In a major win for both the environment and commuters in the tiny European nation of Luxembourg, the government is making all public transport free within the country. Luxembourg is the first country in the world to do so at the federal level, with ticket fares being kicked to the curb as of March 1, 2020.
Luxembourg’s public transport system is all-encompassing within the 1,000-square-mile country, and the push is an effort to get commuters out of private vehicles and onto buses, trams, and trains in order to clear up room on the country’s crowded streets and highways.
One might wonder how a country with just 680,000 residents and only one medium-sized metropolitan area could be so congested. At nearly $9,000 per square meter, property in Luxembourg City is far from affordable for the average European family. As a result, many who work in the capital city commute from neighboring Germany, France, and Belgium, creating a backlogged road system in and out of the capital on weekdays.
While free public transport ends at the border, commuters from neighboring countries will enjoy reduced fares.

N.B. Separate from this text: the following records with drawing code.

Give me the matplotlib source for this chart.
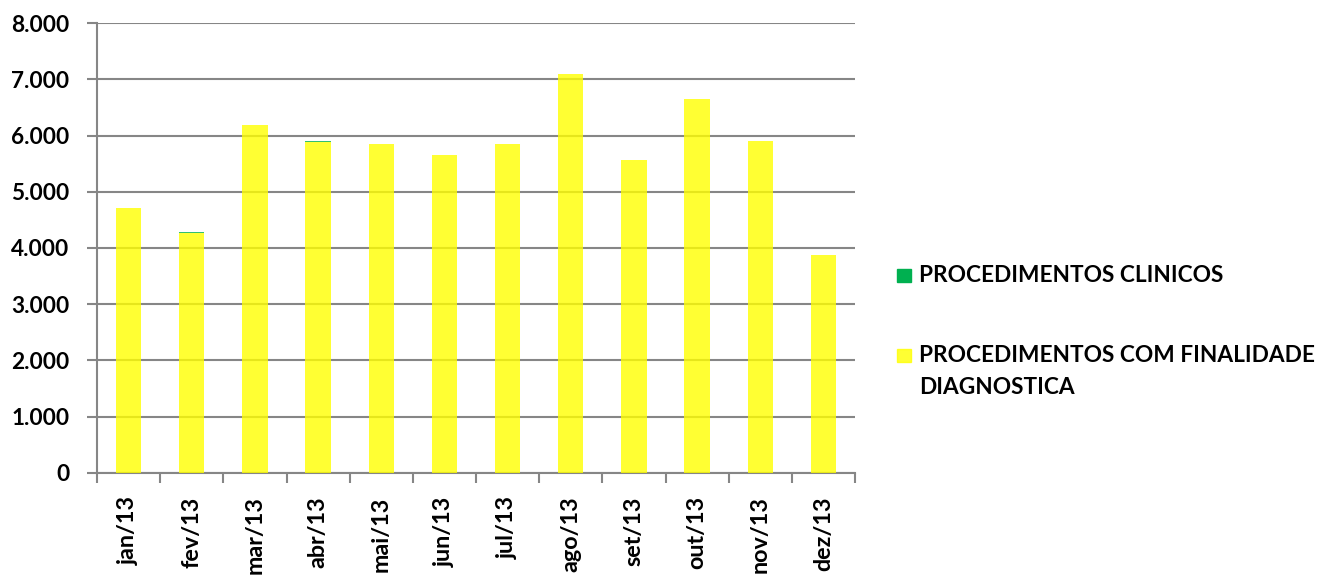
import numpy as np
import matplotlib
matplotlib.use("Agg")
import matplotlib.pyplot as plt
from matplotlib.patches import Rectangle
from matplotlib.ticker import FuncFormatter

# monthly procedures, 2013
months = ["jan/13", "fev/13", "mar/13", "abr/13", "mai/13", "jun/13",
          "jul/13", "ago/13", "set/13", "out/13", "nov/13", "dez/13"]
diagnostica = [4710, 4270, 6185, 5890, 5860, 5660,
               5850, 7090, 5575, 6645, 5910, 3870]
clinicos = [0, 20, 0, 18, 0, 0, 0, 0, 0, 0, 0, 0]

label_clin = "PROCEDIMENTOS CLINICOS"
label_diag = "PROCEDIMENTOS COM FINALIDADE\nDIAGNOSTICA"

GRID = "#868686"
GREEN = "#00b050"
YELLOW = "#ffff00"
FS = 16.3
plt.rcParams["font.family"] = ["Lato", "DejaVu Sans"]
plt.rcParams["font.weight"] = "bold"

fig = plt.figure(figsize=(13.17, 5.77), dpi=100)
ax = fig.add_axes([0.0737, 0.1808, 0.5755, 0.7788])

x = np.arange(len(months))
ax.bar(x, diagnostica, width=0.4, color=YELLOW, alpha=0.8, zorder=3)
ax.bar(x, clinicos, width=0.4, bottom=diagnostica, color=GREEN,
       alpha=0.8, zorder=3)

ax.set_xlim(-0.5, len(months) - 0.5)
ax.set_ylim(0, 8000)
ax.set_yticks(np.arange(0, 8001, 1000))
ax.yaxis.set_major_formatter(FuncFormatter(lambda v, p: f"{int(v):,}".replace(",", ".")))
ax.grid(axis="y", color=GRID, linewidth=1.5, zorder=1)

ax.set_xticks(x)
ax.set_xticklabels(months, rotation=90, va="top", ha="center")
ax.set_xticks(np.arange(len(months) + 1) - 0.5, minor=True)
ax.tick_params(axis="x", which="major", length=0, pad=17, labelsize=16.8)
ax.tick_params(axis="x", which="minor", length=7, width=1.5, color=GRID,
               direction="out")
ax.tick_params(axis="y", length=7, width=1.5, color=GRID, pad=13,
               labelsize=FS)

for s in ["top", "right"]:
    ax.spines[s].set_visible(False)
for s in ["left", "bottom"]:
    ax.spines[s].set_color(GRID)
    ax.spines[s].set_linewidth(1.5)

# legend drawn by hand so the square sits on the first text line
W, H = 1317, 577
for col, lab, base in [(GREEN, label_clin, 281.5), (YELLOW, label_diag, 361.5)]:
    fig.patches.append(Rectangle((897 / W, 1 - base / H), 14 / W, 13 / H,
                                 transform=fig.transFigure, color=col,
                                 alpha=0.8 if col == YELLOW else 1))
    for i, line in enumerate(lab.split("\n")):
        fig.text(919 / W, 1 - (base + 33 * i) / H, line, fontsize=FS,
                 va="baseline", ha="left", transform=fig.transFigure)

fig.savefig("out.png", dpi=100)
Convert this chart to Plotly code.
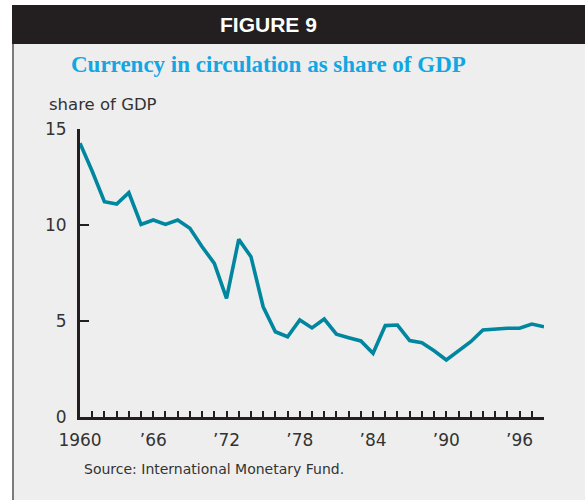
import plotly.graph_objects as go

# Currency in circulation as a share of GDP, 1960-1998
years = list(range(1960, 1999))
share_of_gdp = [
    14.26, 12.8, 11.21, 11.09, 11.68, 10.03, 10.26, 10.03, 10.26, 9.83,
    8.87, 8.0, 6.18, 9.25, 8.35, 5.74, 4.44, 4.18, 5.05, 4.64,
    5.10, 4.31, 4.13, 3.96, 3.32, 4.76, 4.79, 3.98, 3.87, 3.45,
    2.97, 3.44, 3.92, 4.53, 4.58, 4.62, 4.62, 4.84, 4.70,
]
x_tick_years = list(range(1960, 1999))
x_tick_labels = {1960: "1960", 1966: "\u201966", 1972: "\u201972", 1978: "\u201978",
                 1984: "\u201984", 1990: "\u201990", 1996: "\u201996"}
y_ticks = [0, 5, 10, 15]

W, H = 585, 500
L, R, T, B = 80, 41, 129, 83
PW, PH = W - L - R, H - T - B


def px(x):
    return (x - L) / PW


def py(y):
    return 1 - (y - T) / PH


AXIS = "#231f20"
BG = "#eeeeee"
TEXT = "#333333"
SANS = "DejaVu Sans, Verdana, sans-serif"

fig = go.Figure()
fig.add_trace(go.Scatter(
    x=years, y=share_of_gdp, mode="lines",
    line=dict(color="#00869e", width=3.6),
    hoverinfo="skip", showlegend=False,
))

fig.update_layout(
    width=W, height=H,
    margin=dict(l=L, r=R, t=T, b=B),
    paper_bgcolor="white", plot_bgcolor=BG,
    font=dict(family=SANS, color=TEXT),
    xaxis=dict(
        range=[1960, 1998], showgrid=False, zeroline=False,
        showline=True, linecolor=AXIS, linewidth=3,
        tickmode="array", tickvals=x_tick_years,
        ticktext=[x_tick_labels.get(y, "") for y in x_tick_years],
        ticks="inside", ticklen=6, tickwidth=2, tickcolor=AXIS,
        tickfont=dict(family=SANS, size=17, color=TEXT),
        ticklabelstandoff=6,
        fixedrange=True,
    ),
    yaxis=dict(
        range=[0, 15], showgrid=False, zeroline=False,
        showline=True, linecolor=AXIS, linewidth=3,
        tickmode="array", tickvals=y_ticks,
        ticks="inside", ticklen=9, tickwidth=2, tickcolor=AXIS,
        tickfont=dict(family=SANS, size=17, color=TEXT),
        ticklabelstandoff=7,
        fixedrange=True,
    ),
    shapes=[
        # light panel behind everything
        dict(type="rect", xref="paper", yref="paper", layer="below",
             x0=px(12), x1=px(W), y0=py(H), y1=py(44),
             fillcolor=BG, line=dict(width=0)),
        # dark header band
        dict(type="rect", xref="paper", yref="paper",
             x0=px(12), x1=px(W), y0=py(44), y1=py(5),
             fillcolor="#231f20", line=dict(width=0)),
        # left rule of the panel
        dict(type="line", xref="paper", yref="paper",
             x0=px(13), x1=px(13), y0=py(H), y1=py(44),
             line=dict(color="#555555", width=1.5)),
    ],
    annotations=[
        dict(text="<b>FIGURE 9</b>", xref="paper", yref="paper",
             x=px(268), y=py(25), yanchor="middle", showarrow=False,
             font=dict(family="Liberation Sans Narrow, Arial Narrow, sans-serif",
                       size=21, color="white")),
        dict(text="<b>Currency in circulation as share of GDP</b>", xref="paper", yref="paper",
             x=px(268), y=py(64), yanchor="middle", showarrow=False,
             font=dict(family="Liberation Serif, Times New Roman, serif", size=23, color="#12a6e2")),
        dict(text="share of GDP", xref="paper", yref="paper",
             x=px(47), y=py(104), xanchor="left", yanchor="middle", showarrow=False,
             font=dict(family=SANS, size=16.5, color=TEXT)),
        dict(text="Source: International Monetary Fund.", xref="paper", yref="paper",
             x=px(82), y=py(469), xanchor="left", yanchor="middle", showarrow=False,
             font=dict(family=SANS, size=14, color=TEXT)),
    ],
)

fig.write_html("out.html")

Luxembourg’s public transit system costs over $500 million per year to run and generates just $42 million in ticket sales. The government’s step to cover the cost of ticket sales is made possible by the country’s booming economy. “The country at this very moment is in really good shape,” said Dany Frank, with Luxembourg’s Ministry of Mobility and Public Works, to CNN. “We, the government, want the people to benefit from the good economy.”